*What to produce*: Quote all of the data exactly as given. Skip every picture it contains.

<<<<

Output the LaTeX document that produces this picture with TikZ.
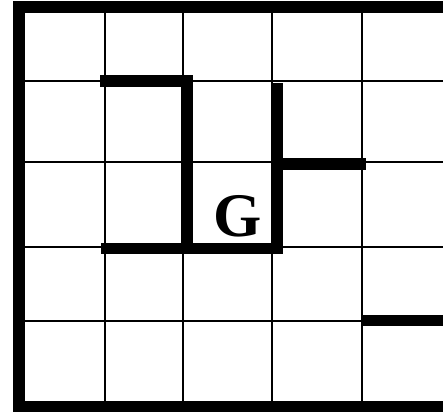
\documentclass[tikz,border=0pt]{standalone}
\usepackage{fontspec}
\setmainfont{Liberation Serif}
\usetikzlibrary{positioning}

\begin{document}
\begin{tikzpicture}[x=1pt,y=-1pt,
    grid/.style={black,line width=2pt},
    wall/.style={black,line width=11.5pt,line cap=rect,line join=miter},
    goalmark/.style={inner sep=0pt,font=\fontsize{62}{62}\selectfont\bfseries}]
    \useasboundingbox (0,0) rectangle (443,412);
    % thin grid
    \foreach \gx in {105,182.5,272,361.5} \draw[grid] (\gx,7) -- (\gx,406);
    \foreach \gy in {81,162,247,321} \draw[grid] (19,\gy) -- (443,\gy);
    % outer border, open on the right
    \fill (13,1) rectangle (443,13);
    \fill (13,1) rectangle (25,412);
    \fill (13,401) rectangle (443,412);
    % walls
    \draw[wall] (105.75,81) -| (187,248.5);
    \draw[wall] (106.5,248.5) -| (277,88.5);
    \draw[wall] (277,164) -- (360.25,164);
    \draw[wall,line cap=butt] (361,320.5) -- (443,320.5);
    % goal
    \node[goalmark] (goal) at (237.5,216) {G};
\end{tikzpicture}
\end{document}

>>>>

*Exercise answer*:
Output the LaTeX document that produces this picture with TikZ.
\documentclass[tikz,border=0pt]{standalone}
\usepackage{fontspec}
\setmainfont{Liberation Serif}
\usetikzlibrary{positioning}

\begin{document}
\begin{tikzpicture}[x=1pt,y=-1pt,
    grid/.style={black,line width=2pt},
    wall/.style={black,line width=11.5pt,line cap=rect,line join=miter},
    goalmark/.style={inner sep=0pt,font=\fontsize{62}{62}\selectfont\bfseries}]
    \useasboundingbox (0,0) rectangle (443,412);
    % thin grid
    \foreach \gx in {105,182.5,272,361.5} \draw[grid] (\gx,7) -- (\gx,406);
    \foreach \gy in {81,162,247,321} \draw[grid] (19,\gy) -- (443,\gy);
    % outer border, open on the right
    \fill (13,1) rectangle (443,13);
    \fill (13,1) rectangle (25,412);
    \fill (13,401) rectangle (443,412);
    % walls
    \draw[wall] (105.75,81) -| (187,248.5);
    \draw[wall] (106.5,248.5) -| (277,88.5);
    \draw[wall] (277,164) -- (360.25,164);
    \draw[wall,line cap=butt] (361,320.5) -- (443,320.5);
    % goal
    \node[goalmark] (goal) at (237.5,216) {G};
\end{tikzpicture}
\end{document}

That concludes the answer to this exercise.